* WRITTEN TASK
Everything from the first line of the data below through the line that contains "(0,0) rectangle (1568,999);" should be written out exactly, please, and nothing more; the pictures stay out.

---------------

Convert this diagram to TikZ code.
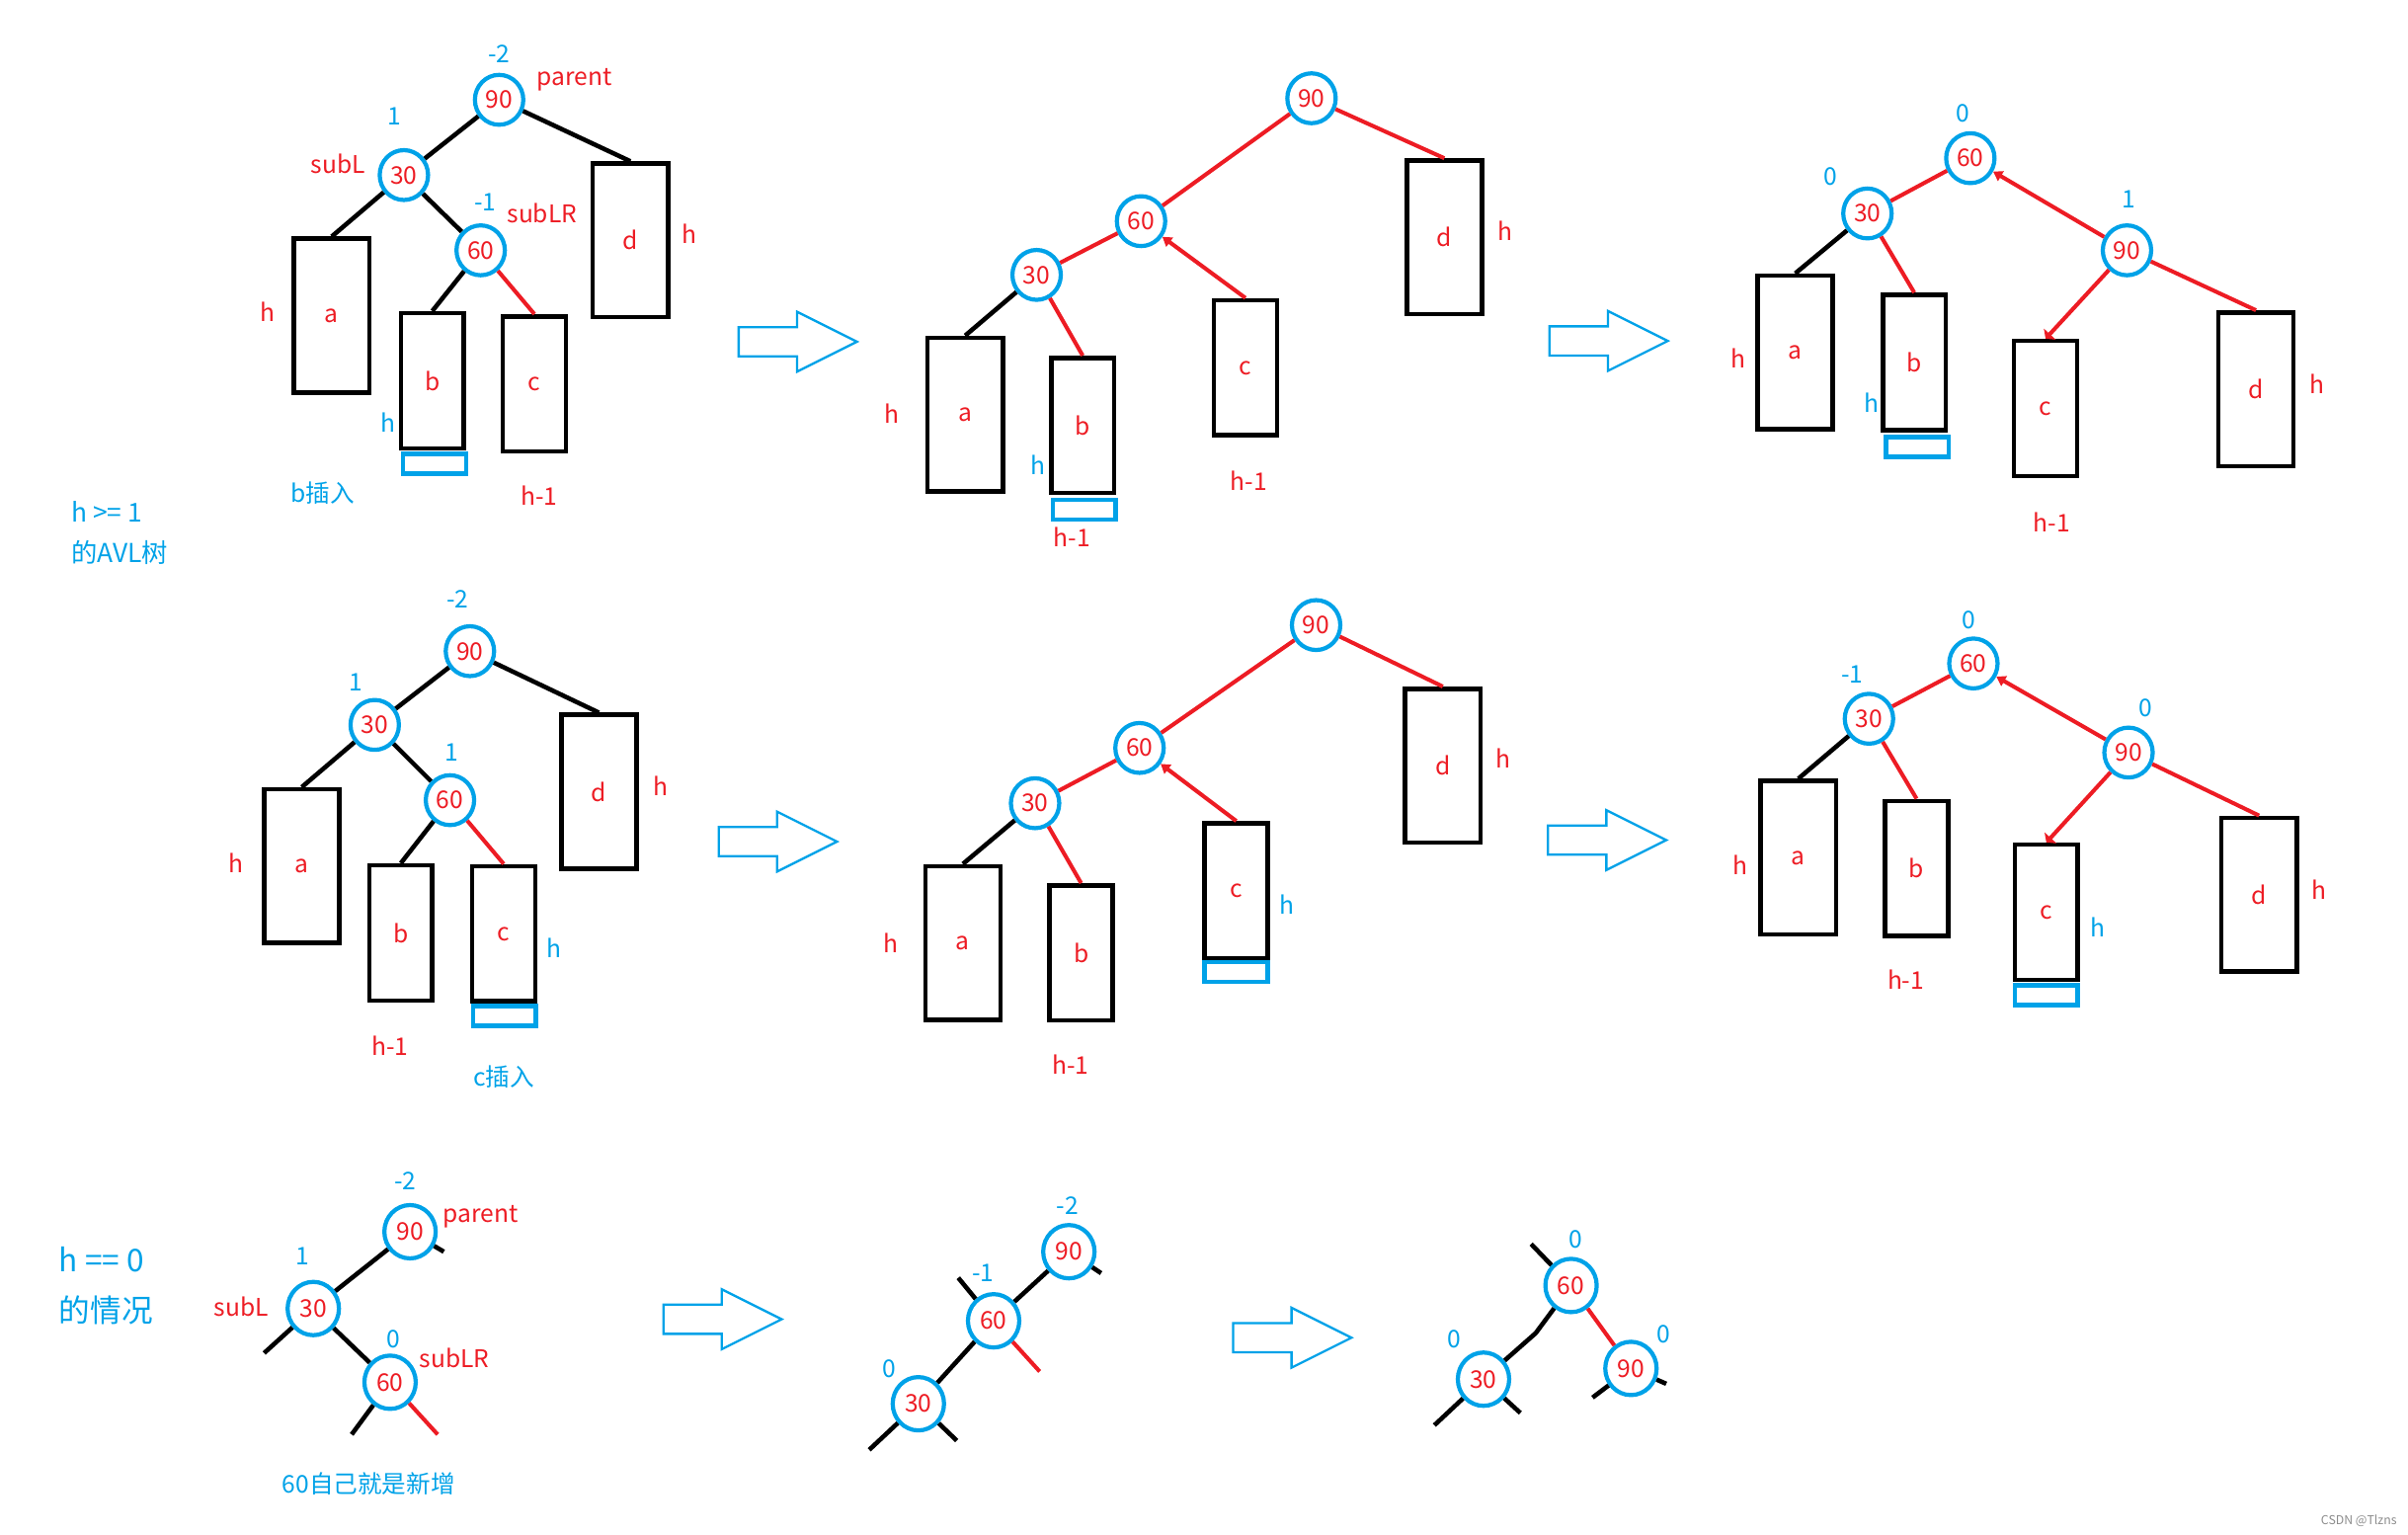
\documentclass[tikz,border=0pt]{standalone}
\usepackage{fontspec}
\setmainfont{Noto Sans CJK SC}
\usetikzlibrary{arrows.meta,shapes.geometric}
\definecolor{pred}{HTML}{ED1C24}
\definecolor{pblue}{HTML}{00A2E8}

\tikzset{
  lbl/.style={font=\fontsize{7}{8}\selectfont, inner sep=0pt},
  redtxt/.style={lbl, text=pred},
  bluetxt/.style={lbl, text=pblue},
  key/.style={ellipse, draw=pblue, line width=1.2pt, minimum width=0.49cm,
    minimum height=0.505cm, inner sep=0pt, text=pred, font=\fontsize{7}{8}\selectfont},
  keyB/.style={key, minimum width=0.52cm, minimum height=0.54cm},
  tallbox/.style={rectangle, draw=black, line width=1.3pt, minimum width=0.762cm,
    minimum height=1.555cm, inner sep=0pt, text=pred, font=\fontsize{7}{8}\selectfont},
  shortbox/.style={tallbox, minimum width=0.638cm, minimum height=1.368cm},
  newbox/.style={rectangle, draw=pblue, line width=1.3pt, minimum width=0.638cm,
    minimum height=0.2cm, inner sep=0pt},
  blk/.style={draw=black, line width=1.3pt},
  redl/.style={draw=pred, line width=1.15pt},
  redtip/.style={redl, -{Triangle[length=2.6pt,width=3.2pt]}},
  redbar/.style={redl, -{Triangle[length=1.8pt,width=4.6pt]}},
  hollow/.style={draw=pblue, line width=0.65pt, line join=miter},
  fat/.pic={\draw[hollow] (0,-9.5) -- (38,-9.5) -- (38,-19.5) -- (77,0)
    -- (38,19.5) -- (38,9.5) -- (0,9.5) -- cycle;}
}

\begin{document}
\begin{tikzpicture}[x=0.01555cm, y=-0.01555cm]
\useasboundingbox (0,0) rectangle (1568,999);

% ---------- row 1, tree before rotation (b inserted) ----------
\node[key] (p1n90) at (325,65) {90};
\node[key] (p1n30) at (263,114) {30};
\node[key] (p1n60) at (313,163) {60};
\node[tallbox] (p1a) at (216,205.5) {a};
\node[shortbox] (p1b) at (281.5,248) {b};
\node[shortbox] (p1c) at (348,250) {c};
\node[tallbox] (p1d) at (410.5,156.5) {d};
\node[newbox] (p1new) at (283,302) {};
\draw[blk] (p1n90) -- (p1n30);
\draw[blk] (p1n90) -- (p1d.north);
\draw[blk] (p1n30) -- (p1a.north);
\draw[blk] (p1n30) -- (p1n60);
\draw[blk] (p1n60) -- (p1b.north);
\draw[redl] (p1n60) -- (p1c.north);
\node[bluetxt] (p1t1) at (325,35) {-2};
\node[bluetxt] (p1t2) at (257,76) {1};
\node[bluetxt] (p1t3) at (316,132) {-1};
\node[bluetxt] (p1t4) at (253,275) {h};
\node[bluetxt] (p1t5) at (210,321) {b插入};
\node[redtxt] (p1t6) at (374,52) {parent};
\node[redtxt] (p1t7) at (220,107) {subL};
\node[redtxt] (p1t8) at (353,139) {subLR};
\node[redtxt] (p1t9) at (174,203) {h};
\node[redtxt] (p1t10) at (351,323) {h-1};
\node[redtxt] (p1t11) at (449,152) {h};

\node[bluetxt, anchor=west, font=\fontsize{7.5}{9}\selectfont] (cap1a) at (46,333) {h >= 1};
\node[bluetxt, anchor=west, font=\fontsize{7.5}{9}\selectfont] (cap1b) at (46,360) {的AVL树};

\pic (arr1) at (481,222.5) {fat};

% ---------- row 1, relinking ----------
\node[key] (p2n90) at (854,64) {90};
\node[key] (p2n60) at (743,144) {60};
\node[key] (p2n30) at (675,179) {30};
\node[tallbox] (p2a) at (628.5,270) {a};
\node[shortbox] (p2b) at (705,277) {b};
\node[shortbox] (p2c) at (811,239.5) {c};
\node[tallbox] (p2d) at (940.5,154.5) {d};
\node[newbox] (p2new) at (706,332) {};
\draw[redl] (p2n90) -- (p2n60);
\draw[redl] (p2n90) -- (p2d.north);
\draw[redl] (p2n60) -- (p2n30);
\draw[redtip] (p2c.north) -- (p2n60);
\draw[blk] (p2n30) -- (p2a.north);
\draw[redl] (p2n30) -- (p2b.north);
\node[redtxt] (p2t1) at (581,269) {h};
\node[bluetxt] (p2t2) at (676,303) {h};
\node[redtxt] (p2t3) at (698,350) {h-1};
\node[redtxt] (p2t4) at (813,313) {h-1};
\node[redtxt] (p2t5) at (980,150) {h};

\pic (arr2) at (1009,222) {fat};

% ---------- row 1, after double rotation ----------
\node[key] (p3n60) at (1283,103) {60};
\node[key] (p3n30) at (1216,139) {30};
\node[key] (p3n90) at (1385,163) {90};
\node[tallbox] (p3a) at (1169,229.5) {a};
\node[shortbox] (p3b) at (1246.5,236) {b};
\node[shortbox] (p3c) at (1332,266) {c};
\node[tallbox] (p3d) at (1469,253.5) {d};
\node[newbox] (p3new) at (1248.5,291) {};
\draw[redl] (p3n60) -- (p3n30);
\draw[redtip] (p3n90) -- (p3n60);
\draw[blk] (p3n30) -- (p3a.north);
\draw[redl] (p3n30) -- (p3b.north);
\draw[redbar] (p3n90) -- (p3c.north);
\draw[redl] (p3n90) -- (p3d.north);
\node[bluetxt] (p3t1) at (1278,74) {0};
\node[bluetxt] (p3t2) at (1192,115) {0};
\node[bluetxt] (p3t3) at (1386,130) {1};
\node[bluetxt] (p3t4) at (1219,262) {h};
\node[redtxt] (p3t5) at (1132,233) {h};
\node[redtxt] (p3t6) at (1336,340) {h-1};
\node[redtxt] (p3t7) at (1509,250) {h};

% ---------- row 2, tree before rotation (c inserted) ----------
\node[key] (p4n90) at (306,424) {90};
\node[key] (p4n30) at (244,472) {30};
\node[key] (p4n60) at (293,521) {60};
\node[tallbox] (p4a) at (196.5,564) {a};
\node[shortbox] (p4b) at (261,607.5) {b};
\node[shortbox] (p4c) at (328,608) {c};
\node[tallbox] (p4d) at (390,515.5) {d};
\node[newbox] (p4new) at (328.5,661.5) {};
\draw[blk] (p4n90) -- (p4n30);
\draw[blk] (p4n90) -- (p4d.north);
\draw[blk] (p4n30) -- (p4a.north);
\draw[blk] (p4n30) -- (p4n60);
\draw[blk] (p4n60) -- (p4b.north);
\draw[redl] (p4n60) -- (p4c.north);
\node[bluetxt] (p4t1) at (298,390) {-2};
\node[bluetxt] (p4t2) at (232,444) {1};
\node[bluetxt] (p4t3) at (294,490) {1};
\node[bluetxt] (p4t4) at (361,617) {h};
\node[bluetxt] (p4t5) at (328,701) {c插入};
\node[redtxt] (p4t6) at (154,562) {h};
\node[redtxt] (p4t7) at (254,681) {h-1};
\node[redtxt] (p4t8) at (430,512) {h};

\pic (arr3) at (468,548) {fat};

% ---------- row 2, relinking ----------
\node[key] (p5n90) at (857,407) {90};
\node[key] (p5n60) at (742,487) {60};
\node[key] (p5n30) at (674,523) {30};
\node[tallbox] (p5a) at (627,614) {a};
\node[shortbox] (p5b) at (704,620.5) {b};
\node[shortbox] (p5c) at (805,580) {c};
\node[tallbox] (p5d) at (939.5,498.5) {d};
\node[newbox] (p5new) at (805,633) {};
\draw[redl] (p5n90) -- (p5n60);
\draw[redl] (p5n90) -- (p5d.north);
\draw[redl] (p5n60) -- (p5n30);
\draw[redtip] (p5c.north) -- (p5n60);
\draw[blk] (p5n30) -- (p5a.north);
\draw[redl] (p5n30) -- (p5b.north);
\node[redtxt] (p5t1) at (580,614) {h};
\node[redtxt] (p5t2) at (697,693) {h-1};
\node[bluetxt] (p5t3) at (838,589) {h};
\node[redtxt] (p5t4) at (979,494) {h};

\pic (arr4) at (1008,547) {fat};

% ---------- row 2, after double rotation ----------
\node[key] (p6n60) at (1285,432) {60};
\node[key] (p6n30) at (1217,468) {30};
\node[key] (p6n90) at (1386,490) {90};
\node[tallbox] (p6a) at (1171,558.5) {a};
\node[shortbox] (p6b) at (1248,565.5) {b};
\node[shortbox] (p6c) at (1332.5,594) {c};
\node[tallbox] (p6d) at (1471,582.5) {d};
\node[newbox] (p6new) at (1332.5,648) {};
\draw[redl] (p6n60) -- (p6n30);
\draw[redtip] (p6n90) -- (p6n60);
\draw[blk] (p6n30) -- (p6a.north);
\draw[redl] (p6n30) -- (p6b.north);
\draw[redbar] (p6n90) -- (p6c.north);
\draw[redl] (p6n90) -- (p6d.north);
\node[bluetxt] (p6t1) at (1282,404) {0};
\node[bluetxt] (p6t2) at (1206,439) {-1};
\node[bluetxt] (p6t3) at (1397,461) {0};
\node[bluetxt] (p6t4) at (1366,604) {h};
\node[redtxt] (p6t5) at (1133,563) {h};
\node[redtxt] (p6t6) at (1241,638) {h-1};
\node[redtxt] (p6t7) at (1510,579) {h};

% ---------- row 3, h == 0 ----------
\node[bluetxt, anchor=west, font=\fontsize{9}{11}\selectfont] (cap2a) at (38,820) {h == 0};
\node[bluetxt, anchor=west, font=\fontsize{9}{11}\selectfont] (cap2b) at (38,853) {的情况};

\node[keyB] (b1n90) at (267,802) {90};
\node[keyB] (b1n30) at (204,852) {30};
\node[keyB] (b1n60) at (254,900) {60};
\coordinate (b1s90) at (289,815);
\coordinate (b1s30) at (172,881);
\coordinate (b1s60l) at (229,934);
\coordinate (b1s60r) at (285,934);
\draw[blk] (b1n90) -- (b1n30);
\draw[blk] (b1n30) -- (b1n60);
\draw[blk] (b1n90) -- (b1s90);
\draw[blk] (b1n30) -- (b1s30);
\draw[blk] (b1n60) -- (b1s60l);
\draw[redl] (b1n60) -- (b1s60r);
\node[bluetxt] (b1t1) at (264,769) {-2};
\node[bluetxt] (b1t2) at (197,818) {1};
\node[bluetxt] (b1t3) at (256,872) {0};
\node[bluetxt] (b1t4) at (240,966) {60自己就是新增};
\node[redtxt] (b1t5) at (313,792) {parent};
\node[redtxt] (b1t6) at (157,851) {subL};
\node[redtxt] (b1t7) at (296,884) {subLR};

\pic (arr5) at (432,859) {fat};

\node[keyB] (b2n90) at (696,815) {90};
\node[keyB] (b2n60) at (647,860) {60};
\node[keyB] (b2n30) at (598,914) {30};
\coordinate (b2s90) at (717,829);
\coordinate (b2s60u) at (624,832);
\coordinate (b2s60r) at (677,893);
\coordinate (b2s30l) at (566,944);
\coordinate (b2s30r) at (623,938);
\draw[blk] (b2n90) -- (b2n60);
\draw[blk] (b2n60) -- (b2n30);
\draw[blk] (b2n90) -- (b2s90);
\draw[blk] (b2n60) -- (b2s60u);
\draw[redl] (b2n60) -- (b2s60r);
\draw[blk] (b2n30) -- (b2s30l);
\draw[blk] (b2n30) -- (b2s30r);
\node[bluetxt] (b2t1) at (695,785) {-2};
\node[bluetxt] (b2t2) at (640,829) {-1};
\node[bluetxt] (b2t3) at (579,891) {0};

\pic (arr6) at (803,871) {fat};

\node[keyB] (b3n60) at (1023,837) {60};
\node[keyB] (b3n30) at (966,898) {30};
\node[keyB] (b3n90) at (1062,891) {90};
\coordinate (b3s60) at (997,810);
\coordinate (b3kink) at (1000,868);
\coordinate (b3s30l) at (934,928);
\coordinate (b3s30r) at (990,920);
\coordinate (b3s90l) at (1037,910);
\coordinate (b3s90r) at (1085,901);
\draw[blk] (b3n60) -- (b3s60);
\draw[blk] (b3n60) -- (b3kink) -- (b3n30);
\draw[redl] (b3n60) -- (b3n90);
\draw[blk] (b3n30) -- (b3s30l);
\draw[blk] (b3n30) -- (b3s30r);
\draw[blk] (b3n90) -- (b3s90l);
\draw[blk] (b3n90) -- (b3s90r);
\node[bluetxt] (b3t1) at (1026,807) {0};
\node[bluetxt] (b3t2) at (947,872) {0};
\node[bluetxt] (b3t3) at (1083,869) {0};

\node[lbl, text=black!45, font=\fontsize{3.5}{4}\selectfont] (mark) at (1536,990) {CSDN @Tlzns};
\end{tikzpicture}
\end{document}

---------------

* RESULT OF THE TASK
Convert this diagram to TikZ code.
\documentclass[tikz,border=0pt]{standalone}
\usepackage{fontspec}
\setmainfont{Noto Sans CJK SC}
\usetikzlibrary{arrows.meta,shapes.geometric}
\definecolor{pred}{HTML}{ED1C24}
\definecolor{pblue}{HTML}{00A2E8}

\tikzset{
  lbl/.style={font=\fontsize{7}{8}\selectfont, inner sep=0pt},
  redtxt/.style={lbl, text=pred},
  bluetxt/.style={lbl, text=pblue},
  key/.style={ellipse, draw=pblue, line width=1.2pt, minimum width=0.49cm,
    minimum height=0.505cm, inner sep=0pt, text=pred, font=\fontsize{7}{8}\selectfont},
  keyB/.style={key, minimum width=0.52cm, minimum height=0.54cm},
  tallbox/.style={rectangle, draw=black, line width=1.3pt, minimum width=0.762cm,
    minimum height=1.555cm, inner sep=0pt, text=pred, font=\fontsize{7}{8}\selectfont},
  shortbox/.style={tallbox, minimum width=0.638cm, minimum height=1.368cm},
  newbox/.style={rectangle, draw=pblue, line width=1.3pt, minimum width=0.638cm,
    minimum height=0.2cm, inner sep=0pt},
  blk/.style={draw=black, line width=1.3pt},
  redl/.style={draw=pred, line width=1.15pt},
  redtip/.style={redl, -{Triangle[length=2.6pt,width=3.2pt]}},
  redbar/.style={redl, -{Triangle[length=1.8pt,width=4.6pt]}},
  hollow/.style={draw=pblue, line width=0.65pt, line join=miter},
  fat/.pic={\draw[hollow] (0,-9.5) -- (38,-9.5) -- (38,-19.5) -- (77,0)
    -- (38,19.5) -- (38,9.5) -- (0,9.5) -- cycle;}
}

\begin{document}
\begin{tikzpicture}[x=0.01555cm, y=-0.01555cm]
\useasboundingbox (0,0) rectangle (1568,999);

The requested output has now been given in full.